Les deux jeunes gens regardaient avec étonnement cet homme au front sévère, sur les joues duquel coulaient deux grosses larmes sans que son visage sourcillât. Mais, comme toute douleur porte avec elle sa religion, les jeunes gens ne firent aucune question à l’inconnu; seulement, ils se retirèrent en arrière pour le laisser pleurer tout à son aise, et quand il se retira ils l’accompagnèrent, en lui disant qu’il pouvait revenir quand il voudrait et que leur pauvre maison lui serait toujours hospitalière.

En passant à l’étage au-dessous. Edmond s’arrêta devant une autre porte et demanda si c’était toujours le tailleur Caderousse qui demeurait là. Mais le concierge lui répondit que l’homme dont il parlait avait fait de mauvaises affaires et tenait maintenant une petite auberge sur la route de Bellegarde à Beaucaire.

Dantès descendit, demanda l’adresse du propriétaire de la maison des Allées de Meilhan, se rendit chez lui, se fit annoncer sous le nom de Lord Wilmore (c’était le nom et le titre qui étaient portés sur son passeport), et lui acheta cette petite maison pour la somme de vingt-cinq mille francs. C’était dix mille francs au moins de plus qu’elle ne valait. Mais Dantès, s’il la lui eût faite un demi-million, l’eût payée ce prix.

 

Le jour même, les jeunes gens du cinquième étage furent prévenus par le notaire qui avait fait le contrat que le nouveau propriétaire leur donnait le choix d’un appartement dans toute la maison, sans augmenter en aucune façon leur loyer, à la condition qu’ils lui céderaient les deux chambres qu’ils occupaient.

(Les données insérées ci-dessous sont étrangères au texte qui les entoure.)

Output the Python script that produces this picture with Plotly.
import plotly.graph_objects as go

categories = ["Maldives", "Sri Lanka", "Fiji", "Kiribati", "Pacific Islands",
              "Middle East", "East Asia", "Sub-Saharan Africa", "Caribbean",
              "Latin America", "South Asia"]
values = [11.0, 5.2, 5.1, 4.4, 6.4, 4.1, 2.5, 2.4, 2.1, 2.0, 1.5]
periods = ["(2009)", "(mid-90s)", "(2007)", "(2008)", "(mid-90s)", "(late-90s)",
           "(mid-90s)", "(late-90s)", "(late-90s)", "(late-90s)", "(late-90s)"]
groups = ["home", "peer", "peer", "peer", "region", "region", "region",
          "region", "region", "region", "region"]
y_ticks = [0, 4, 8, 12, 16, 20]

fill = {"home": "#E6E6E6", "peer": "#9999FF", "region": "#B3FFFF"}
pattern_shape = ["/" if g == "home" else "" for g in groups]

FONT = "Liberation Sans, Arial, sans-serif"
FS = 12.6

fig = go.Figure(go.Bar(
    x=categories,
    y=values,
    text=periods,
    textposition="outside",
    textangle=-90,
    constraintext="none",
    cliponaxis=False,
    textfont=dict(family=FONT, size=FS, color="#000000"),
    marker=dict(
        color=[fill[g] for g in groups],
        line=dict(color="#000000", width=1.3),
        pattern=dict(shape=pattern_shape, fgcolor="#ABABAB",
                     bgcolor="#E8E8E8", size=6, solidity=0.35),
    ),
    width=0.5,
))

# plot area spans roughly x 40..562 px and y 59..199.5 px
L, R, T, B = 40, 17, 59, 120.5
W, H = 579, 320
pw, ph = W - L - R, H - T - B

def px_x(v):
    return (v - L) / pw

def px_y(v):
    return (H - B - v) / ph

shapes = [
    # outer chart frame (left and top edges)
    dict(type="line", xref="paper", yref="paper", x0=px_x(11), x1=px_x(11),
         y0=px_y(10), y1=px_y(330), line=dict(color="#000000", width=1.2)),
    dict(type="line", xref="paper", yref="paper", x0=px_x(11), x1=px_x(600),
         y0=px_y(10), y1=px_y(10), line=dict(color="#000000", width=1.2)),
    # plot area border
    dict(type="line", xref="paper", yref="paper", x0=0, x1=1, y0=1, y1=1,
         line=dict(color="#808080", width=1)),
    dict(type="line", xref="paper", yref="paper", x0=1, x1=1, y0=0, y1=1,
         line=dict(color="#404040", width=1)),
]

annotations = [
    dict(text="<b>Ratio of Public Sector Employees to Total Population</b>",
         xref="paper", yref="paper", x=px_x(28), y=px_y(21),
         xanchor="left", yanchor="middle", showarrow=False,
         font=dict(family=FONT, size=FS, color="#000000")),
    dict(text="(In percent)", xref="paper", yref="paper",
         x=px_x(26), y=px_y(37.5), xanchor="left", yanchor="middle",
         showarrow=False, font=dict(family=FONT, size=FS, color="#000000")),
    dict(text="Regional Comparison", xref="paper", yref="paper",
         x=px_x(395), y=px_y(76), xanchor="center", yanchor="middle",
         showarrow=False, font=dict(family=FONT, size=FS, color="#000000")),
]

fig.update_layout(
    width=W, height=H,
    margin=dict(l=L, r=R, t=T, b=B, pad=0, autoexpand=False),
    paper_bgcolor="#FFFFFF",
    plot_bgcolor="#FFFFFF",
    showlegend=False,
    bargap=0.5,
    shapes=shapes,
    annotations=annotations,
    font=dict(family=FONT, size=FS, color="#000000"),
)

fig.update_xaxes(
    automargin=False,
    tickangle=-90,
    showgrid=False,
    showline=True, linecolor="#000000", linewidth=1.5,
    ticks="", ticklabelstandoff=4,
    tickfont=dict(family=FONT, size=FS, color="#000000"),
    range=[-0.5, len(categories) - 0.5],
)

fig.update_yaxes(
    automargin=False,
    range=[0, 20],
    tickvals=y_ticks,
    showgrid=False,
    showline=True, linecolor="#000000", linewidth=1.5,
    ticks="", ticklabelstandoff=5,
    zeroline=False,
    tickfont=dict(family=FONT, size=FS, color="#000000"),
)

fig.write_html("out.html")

Cet événement étrange occupa pendant plus de huit jours tous les habitués des Allées de Meilhan, et fit faire mille conjectures dont pas une ne se trouva être exacte.

Mais ce qui surtout brouilla toutes les cervelles et troubla tous les esprits, c’est qu’on vit le soir même le même homme qu’on avait vu entrer dans la maison des Allées de Meilhan se promener dans le petit village des Catalans, et entrer dans une pauvre maison de pêcheurs où il resta plus d’une heure à demander des nouvelles de plusieurs personnes qui étaient mortes ou qui avaient disparu depuis plus de quinze ou seize ans.

Le lendemain, les gens chez lesquels il était entré pour faire toutes ces questions reçurent en cadeau une barque catalane toute neuve, garnie de deux seines et d’un chalut.

Ces braves gens eussent bien voulu remercier le généreux questionneur; mais en les quittant on l’avait vu, après avoir donné quelques ordres à un marin, monter à cheval et sortir de Marseille par la porte d’Aix.